Read more: AI and digital technology can help treble renewable energy by 2030, says UN report

Fixing the fundamentals

There’s also potential in GB Energy’s partnership with the Crown Estate, which owns the coastal shelf where offshore wind turbines are located. In other countries, Pollitt points out, public bodies do more surveying and preparatory work before inviting bids from turbine operators – reducing the costs to business, and thus ultimately restraining power prices.

Keay notes that the UK’s last attempt to let offshore wind contracts failed, in part, because operators worry that “there will be an excess of wind power before too long”, which would add risk for financiers, leading them to demand higher returns. “The involvement of GB Energy might help reduce the perceived risks, which in turn would affect the price,” he says. For Gordon, the involvement of the Crown Estate creates new opportunities around emerging technologies such as tidal and wave power. “That is potentially quite exciting,” he comments.
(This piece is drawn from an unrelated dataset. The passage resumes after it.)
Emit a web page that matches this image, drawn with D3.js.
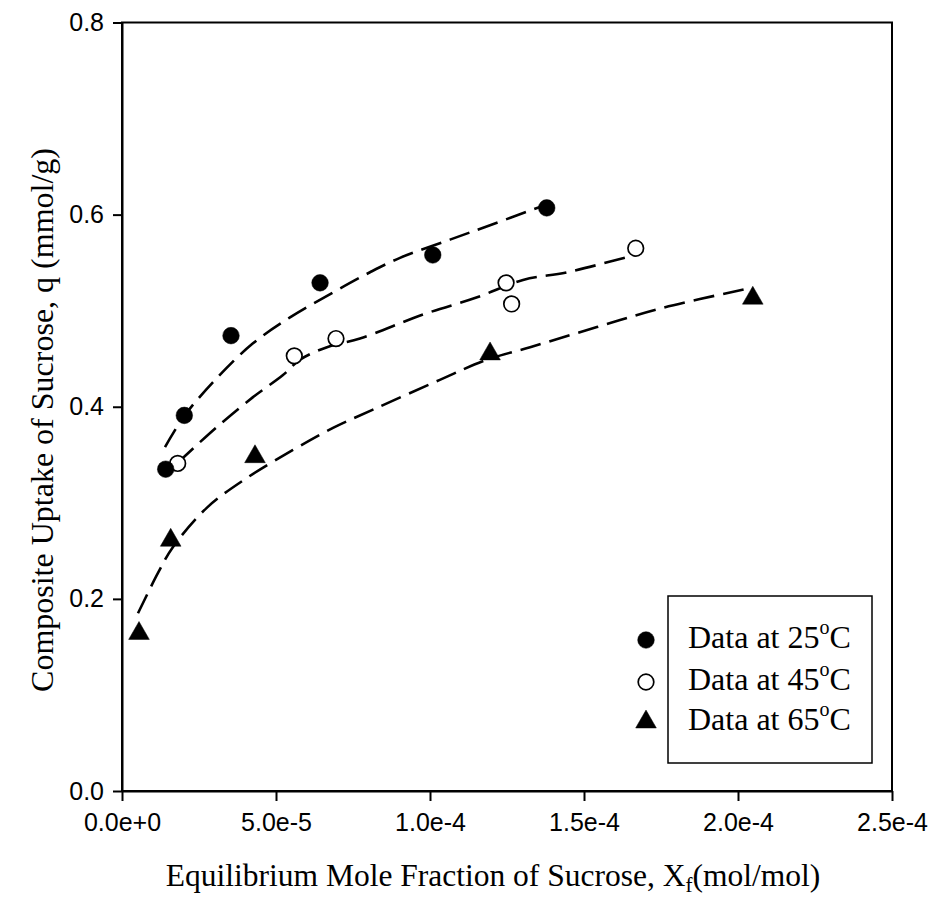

There is also strong interest in GB Energy’s mandate to develop community energy schemes. But all three experts keep coming back to the wider issues constraining the energy decarbonisation agenda. “GB Energy will hit the problems the rest of the developers face, grid connections and planning delays being the two main ones,” says Gordon. “We need to fix those underlying problems across our whole energy infrastructure in order to really deliver.”

Taking a broader view still, Keay argues that the UK’s energy markets need fundamental reform if we’re to realise the potential of renewable technologies. Under the current system, prices are “based on short-turn marginal costs: that’s normally the gas price – so when gas prices go up, consumers suffer”, he explains. But the cost of renewables almost all lies in the capital required to build them: the wind, sun and water that fuels them is free.

Given these changes in the nature of power generation, Keay believes we should “change the whole framework in which investment takes place” – rebuilding markets to identify and promote the best low-carbon technologies, rather than tinkering with an unsuitable system to “get any renewables built as fast as possible”. However, he says, “the government doesn’t want to consider big issues like that – because when you get a very ambitious target, like decarbonising energy by 2030, you simply haven’t got time to sit down and think about the best way of doing that”.

A welcome shift

So Keir Starmer’s administration is sticking with today’s market structures, and pushing down on the accelerator – sinking money into a handful of low-carbon technologies, while setting up new bodies to hasten progress on the transition. For GB Energy, one immediate task is that of resolving the risks and tensions within its mandate. The obvious ways to reduce energy bills and generate returns, for example, involve investing in established technologies – a course that would bring the firm into direct competition with private businesses and displace private investment.

If GB Energy can help UK innovators to survive the “valley of death” and bring new technologies into production, however, it could play a useful role in building zero-carbon industries.

“If it invests in the right areas, that will be really, really beneficial,” says Gordon. “And setting up GB Energy shows the wider investment community that this is something that government cares about and they’re going to commit to. We’ve had the opposite signals in recent years, so that shift is very welcome.”